The review also provided insights into the methodological gaps in existing LRG research. Specifically:
- Surprisingly little rigorous research, including impact evaluations and longitudinal studies, compared to other development fields. In particular, a lack of rigorous research on the intersection of LRG and food security, conflict, fisheries, and urbanization. As a result, systematic reviews can examine only a narrow subset of LRG linkages.
- A lack of longitudinal studies on long-term LRG impact, especially in Africa, less so in Latin America and Asia.
- Too few studies investigate more than one link of the causal chain, and in particular too few studies examine links between LRG and multiple consecutive links in the causal chain. A realist synthesis approach may help fill this important gap in our understanding of the relationships between intervention, context, mechanism, and outcome.

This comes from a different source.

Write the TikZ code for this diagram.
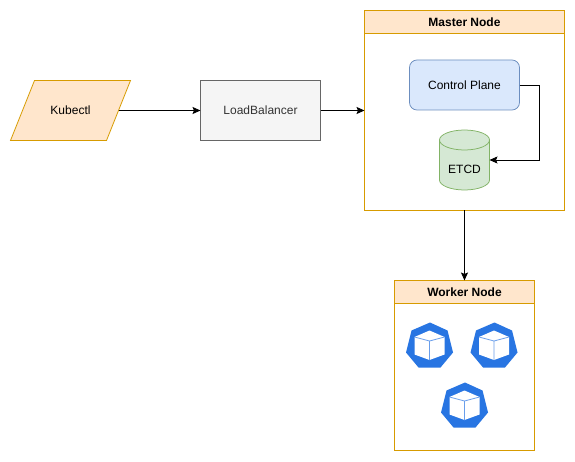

- Too few studies employ mixed methods approaches that use qualitative and quantitative data collection and analysis.
- Studies too often measure tenure security at the household level, obfuscating potentially critical differences in how secure different members of the household feel, especially women and girls.
- Studies too often treat beneficiaries as a homogenous category, failing to account for differences between women and men, the old and the young, and the poor and the wealthy, among others.
- Few, if any, rigorous studies have examined the effects of statutory recognition of customary tenure.
- Too many studies use ‘title’ as shorthand for tenure security, failing to appreciate differences between perception and documentation.
- However, this is changing as the Sustainable Development Goal 1 indicator on land distinguishes between perception and documentation.
- Studies focus disproportionately on measuring the impact of titling programs, to the exclusion of measuring the impact of programs that combine multiple LRG interventions, such as titling and community governance, land administration, legal reform, conflict resolution, and social-behavioral change.
Based on this review of the evidence, coupled with insights from multiple LRG experts, USAID has identified research priorities organized by thematic and sectoral areas, and presented in section VI of this report.